Candidates who focus their campaigns toward the top of this hierarchy and work their way down generally win. They drink from the wellsprings of partisan feelings. They tell emotionally compelling stories about who they are and what they believe in.... They run on who they are and what they genuinely care about, and they know their constituents well enough to know where they share their values and where they don’t.... They speak at the level of principled stands. They provide emotionally compelling examples of the ways they would govern, signature issues that illustrate their principles and foster identification.

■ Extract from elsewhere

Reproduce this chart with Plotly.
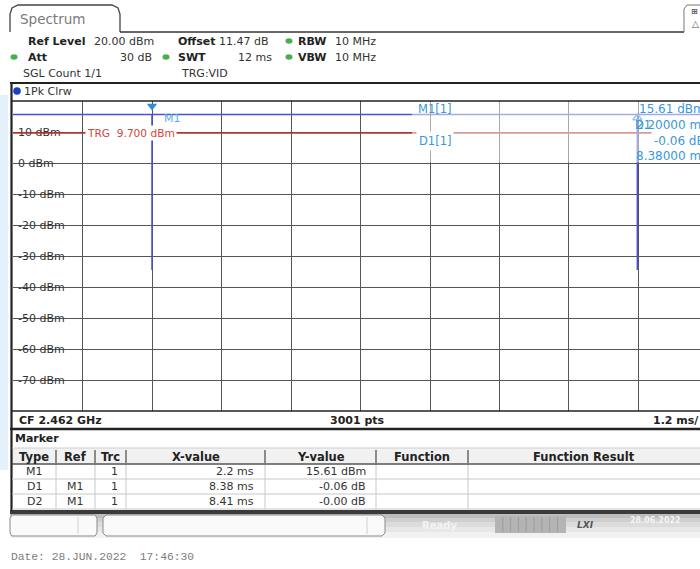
import plotly.graph_objects as go

W, H = 700, 569

# ---------------- data ----------------
sweep_ms = [-0.2, 2.2, 2.2, 2.2, 10.58, 10.58, 10.58, 11.8]
level_dbm = [15.61, 15.61, -34.5, 15.61, 15.61, -34.5, 15.61, 15.61]
trg_level = 9.7
grid_x = [-0.2 + 1.2 * k for k in range(11)]
y_ticks = [10, 0, -10, -20, -30, -40, -50, -60, -70]
y_tick_text = ["10 dBm", "0 dBm", "-10 dBm", "-20 dBm", "-30 dBm", "-40 dBm",
               "-50 dBm", "-60 dBm", "-70 dBm"]
m1_x, m1_y = 2.2, 15.61
d1_x = 10.58

tbl_header = ["Type", "Ref", "Trc", "X-value", "Y-value", "Function", "Function Result"]
marker_type = ["M1", "D1", "D2"]
marker_ref = ["", "M1", "M1"]
marker_trc = ["1", "1", "1"]
marker_xval = ["2.2 ms", "8.38 ms", "8.41 ms"]
marker_yval = ["15.61 dBm", "-0.06 dB", "-0.00 dB"]
marker_func = ["", "", ""]
marker_res = ["", "", ""]

# ---------------- helpers ----------------
def PX(x):
    return x / W

def PY(y):
    return 1 - y / H

FONT = "DejaVu Sans"
BLUE_TXT = "#3a98d6"
annots = []
shapes = []

def ann(text, x, y, anchor="left", size=11, color="#222", bold=False,
        family=FONT, bg=None, pad=1):
    if bold:
        text = "<b>" + text + "</b>"
    d = dict(text=text, x=PX(x), y=PY(y), xref="paper", yref="paper",
             xanchor=anchor, yanchor="middle", showarrow=False,
             font=dict(size=size, color=color, family=family), borderpad=pad)
    if bg:
        d["bgcolor"] = bg
    annots.append(d)

def hline(x0, x1, y, color="#222", width=1.5):
    shapes.append(dict(type="line", xref="paper", yref="paper",
                       x0=PX(x0), x1=PX(x1), y0=PY(y), y1=PY(y),
                       line=dict(color=color, width=width)))

def vline(x, y0, y1, color="#222", width=1.5):
    shapes.append(dict(type="line", xref="paper", yref="paper",
                       x0=PX(x), x1=PX(x), y0=PY(y0), y1=PY(y1),
                       line=dict(color=color, width=width)))

def rect(x0, y0, x1, y1, fill, line=None, lw=0, layer="above"):
    shapes.append(dict(type="rect", xref="paper", yref="paper",
                       x0=PX(x0), x1=PX(x1), y0=PY(y1), y1=PY(y0),
                       fillcolor=fill, layer=layer,
                       line=dict(color=line or fill, width=lw)))

def path(pts, color="#444", width=1.2, fill=None):
    s = "M " + " L ".join(f"{PX(a):.5f},{PY(b):.5f}" for a, b in pts)
    d = dict(type="path", xref="paper", yref="paper", path=s,
             line=dict(color=color, width=width))
    if fill:
        d["fillcolor"] = fill
        d["path"] += " Z"
    shapes.append(d)

def dot(x, y, color, rx=3.5, ry=2.8):
    shapes.append(dict(type="circle", xref="paper", yref="paper",
                       x0=PX(x - rx), x1=PX(x + rx), y0=PY(y + ry), y1=PY(y - ry),
                       fillcolor=color, line=dict(color=color, width=0)))

# DejaVu Sans advance widths (em) for label backgrounds
CW = {"-": 0.361, " ": 0.318, "d": 0.635, "B": 0.686, "m": 0.974}
def text_w(s, size=11):
    return sum(CW.get(c, 0.636) for c in s) * size

# ---------------- figure ----------------
fig = go.Figure()

fig.add_trace(go.Scatter(x=[grid_x[0], 11.8], y=[trg_level, trg_level], mode="lines",
                         line=dict(color="#c0302a", width=1.5), hoverinfo="skip",
                         showlegend=False))
fig.add_trace(go.Scatter(x=sweep_ms, y=level_dbm, mode="lines",
                         line=dict(color="#4652d2", width=1.5), hoverinfo="skip",
                         showlegend=False))
fig.add_trace(go.Scatter(x=[m1_x], y=[18.4], mode="markers",
                         marker=dict(symbol="triangle-down", size=9, color="#2b8fd6"),
                         hoverinfo="skip", showlegend=False))
fig.add_trace(go.Scatter(x=[d1_x], y=[14.6], mode="markers",
                         marker=dict(symbol="triangle-up-open", size=8, color="#2b8fd6",
                                     line=dict(width=1.3)),
                         hoverinfo="skip", showlegend=False))

# label backgrounds hiding gridlines
for v, t in zip(y_ticks, y_tick_text):
    shapes.append(dict(type="rect", xref="paper", yref="y", layer="between",
                       x0=PX(13.5), x1=PX(18 + text_w(t) + 1), y0=v - 1.6, y1=v + 1.6,
                       fillcolor="white", line=dict(width=0)))
# marker info box
rect(412, 101.5, 701, 163, "white", layer="between")
rect(412, 101.5, 701, 162.5, "rgba(255,255,255,0.5)", layer="above")

# left faint watermark
rect(0, 95, 8, 470, "rgba(205,228,246,0.55)", layer="below")

# ----- header -----
path([(10, 32), (10, 14), (12, 8), (18, 5), (112, 5), (118, 8), (120, 14), (120, 32)],
     color="#444", width=1.3)
hline(120, 684, 32, color="#333", width=1.4)
path([(684, 32), (684, 9), (687, 5), (700, 5)], color="#777", width=1)
ann("Spectrum", 18, 19, size=13.5, color="#7a7a7a")
ann("<b>⊞</b>", 689, 12, size=8, color="#555")
ann("△", 690, 24, size=9, color="#555")

ann("Ref Level", 26, 41, bold=True)
ann("20.00 dBm", 92, 41, color="#333")
ann("Offset", 176, 41, bold=True)
ann("11.47 dB", 217, 41, color="#333")
dot(289, 41, "#45b04a")
ann("RBW", 296, 41, bold=True)
ann("10 MHz", 333, 41, color="#333")
dot(14, 57, "#45b04a")
ann("Att", 26, 57, bold=True)
ann("30 dB", 154, 57, anchor="right", color="#333")
dot(166, 57, "#45b04a")
ann("SWT", 176, 57, bold=True)
ann("12 ms", 274, 57, anchor="right", color="#333")
dot(289, 57, "#45b04a")
ann("VBW", 296, 57, bold=True)
ann("10 MHz", 333, 57, color="#333")
ann("SGL Count 1/1", 21, 74, color="#333")
ann("TRG:VID", 179, 74, color="#333")

# ----- diagram panel frame -----
hline(10, 700, 83, color="#222", width=2.2)
vline(11.5, 83, 430, color="#222", width=2.2)
hline(12, 700, 101, color="#222", width=1.6)
hline(12, 700, 411, color="#222", width=1.6)
hline(10, 700, 429, color="#222", width=2.6)
dot(17, 91, "#1b3fc4", rx=3.8, ry=3.8)
ann("1Pk Clrw", 22, 91, color="#333")

ann("CF 2.462 GHz", 17, 420, bold=True)
ann("3001 pts", 357, 420, anchor="center", bold=True)
ann("1.2 ms/", 701, 420, anchor="right", bold=True)

# trace annotations
ann("TRG  9.700 dBm", 85, 133, color="#d2453d", bg="white", pad=1, size=10.6)
ann("M1", 162, 118, color="#5aaee2")
ann("M1[1]", 416, 109, color=BLUE_TXT, size=11.5)
ann("15.61 dBm", 707, 109, anchor="right", color=BLUE_TXT, size=12)
ann("2.20000 ms", 709, 125, anchor="right", color=BLUE_TXT, size=12)
ann("D1", 633, 125, color=BLUE_TXT, size=11.5)
ann("D1[1]", 416, 141, color=BLUE_TXT, size=11.5, bg="white", pad=2)
ann("-0.06 dB", 708, 141, anchor="right", color=BLUE_TXT, size=12, bg="white", pad=2)
ann("8.38000 ms", 709, 156, anchor="right", color=BLUE_TXT, size=12)

# ----- marker table section -----
vline(11.5, 429, 511, color="#222", width=2.2)
ann("Marker", 13, 438, bold=True)

col_w = [44, 39, 31, 139, 111, 92, 232]
col_align = ["center", "center", "right", "right", "right", "center", "center"]
col_pad = [0, 0, 6, 9, 8, 0, 0]
hdr_top, hdr_bot = 448, 464
row_h = 15
columns = [marker_type, marker_ref, marker_trc, marker_xval, marker_yval,
           marker_func, marker_res]
n_rows = len(marker_type)
tbl_bot = hdr_bot + n_rows * row_h

rect(12, hdr_top, 700, hdr_bot, "#f1f1f1", layer="below")
hline(12, 700, hdr_top, color="#cfcfcf", width=1)
edges = [12]
for w in col_w:
    edges.append(edges[-1] + w)
for i, h in enumerate(tbl_header):
    x0, x1 = edges[i], edges[i + 1]
    ann(h, (x0 + x1) / 2, (hdr_top + hdr_bot) / 2 + 0.5, anchor="center", bold=True,
        size=11.5)
    if i > 0:
        vline(x0, hdr_top + 2, hdr_bot - 1, color="#555", width=1.3)
        vline(x0, hdr_bot, tbl_bot, color="#c8c8c8", width=1)
hline(12, 700, hdr_bot, color="#555", width=1.6)
for r in range(n_rows):
    yc = hdr_bot + r * row_h + row_h / 2
    hline(12, 700, hdr_bot + (r + 1) * row_h, color="#c8c8c8", width=1)
    for i, col in enumerate(columns):
        x0, x1 = edges[i], edges[i + 1]
        if col_align[i] == "center":
            ann(col[r], (x0 + x1) / 2, yc, anchor="center", color="#333")
        else:
            ann(col[r], x1 - col_pad[i], yc, anchor="right", color="#333")

# ----- status bar -----
strips = [(510, 514, "#3a3a3a"), (514, 518, "#bdbdbd"), (518, 522, "#cfcfcf"),
          (522, 527, "#dcdcdc"), (527, 532, "#e7e7e7"), (532, 538, "#f1f1f1")]
for y0, y1, c in strips:
    rect(10, y0, 700, y1, c, layer="below")
path([(12, 515), (95, 515), (97, 518), (97, 533), (95, 536), (12, 536), (10, 533),
      (10, 518), (12, 515)], color="#8a8a8a", width=1, fill="#fafafa")
vline(78, 517, 534, color="#d0d0d0", width=1)
path([(106, 515), (382, 515), (385, 518), (385, 533), (382, 536), (106, 536),
      (103, 533), (103, 518), (106, 515)], color="#8a8a8a", width=1, fill="#fafafa")
vline(367, 517, 534, color="#d0d0d0", width=1)
ann("Ready", 420, 525, color="#f4f4f4", bold=True, size=10)
rect(495, 516, 566, 533, "#b4b4b4", layer="above")
for k in range(1, 9):
    vline(495 + k * 7.8, 517, 532, color="#9c9c9c", width=1)
ann("<b><i>LXI</i></b>", 585, 525, anchor="center", color="#555", size=9)
ann("28.06.2022", 655, 520, anchor="center", color="#f4f4f4", bold=True, size=8)

# date
ann("Date: 28.JUN.2022  17:46:30", 9, 557, color="#7d7d7d", family="Liberation Mono",
    size=11.3)

fig.update_layout(
    width=W, height=H, margin=dict(l=0, r=0, t=0, b=0),
    paper_bgcolor="white", plot_bgcolor="white",
    showlegend=False, shapes=shapes, annotations=annots,
    xaxis=dict(domain=[PX(13), 1], range=[-0.2, 11.662], tickvals=grid_x,
               showticklabels=False, showgrid=True, gridcolor="#555555", gridwidth=1.2,
               zeroline=False, showline=False, ticks="", fixedrange=True),
    yaxis=dict(domain=[PY(411), PY(101)], range=[-80, 20], tickvals=y_ticks,
               ticktext=y_tick_text, ticklabelposition="inside", ticks="",
               ticklabelstandoff=2, layer="below traces",
               tickfont=dict(family=FONT, size=11, color="#333"),
               showgrid=True, gridcolor="#555555", gridwidth=1.2,
               zeroline=False, showline=False, fixedrange=True),
)

fig.write_html("out.html", config={"displayModeBar": False},
               post_script="document.body.style.margin='0';document.body.style.overflow='hidden';")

Issues, in this view, are the outcome of unconsciously formed value presumptions. They should follow and illustrate the deeply held beliefs of the Democratic Party about justice, opportunity and equality. They are the visible and detailed roadmap of how to bring shared values into everyday life; without a clear master narrative of what Democrats stand for, issues alone are policy wonk drivel that voters learn to dismiss as irrelevant and boring. The job of Democratic leaders today is to convey clearly both their bedrock party principles and their passion to make them concrete in policy and legislation. Sometimes that means calling out the other side in the strongest terms imaginable on its extreme and undemocratic assumptions and methods.
And lest progressives fear that clear, fearless language and savvy use of today’s varied media—and that in Westin words, "negative campaigning is inherently unethical"—I leave you with this one observation from the author to ponder about this country’s most devoted practitioners of Enlightenment, our Founders:
Anyone who believes this should read the Declaration of Independence.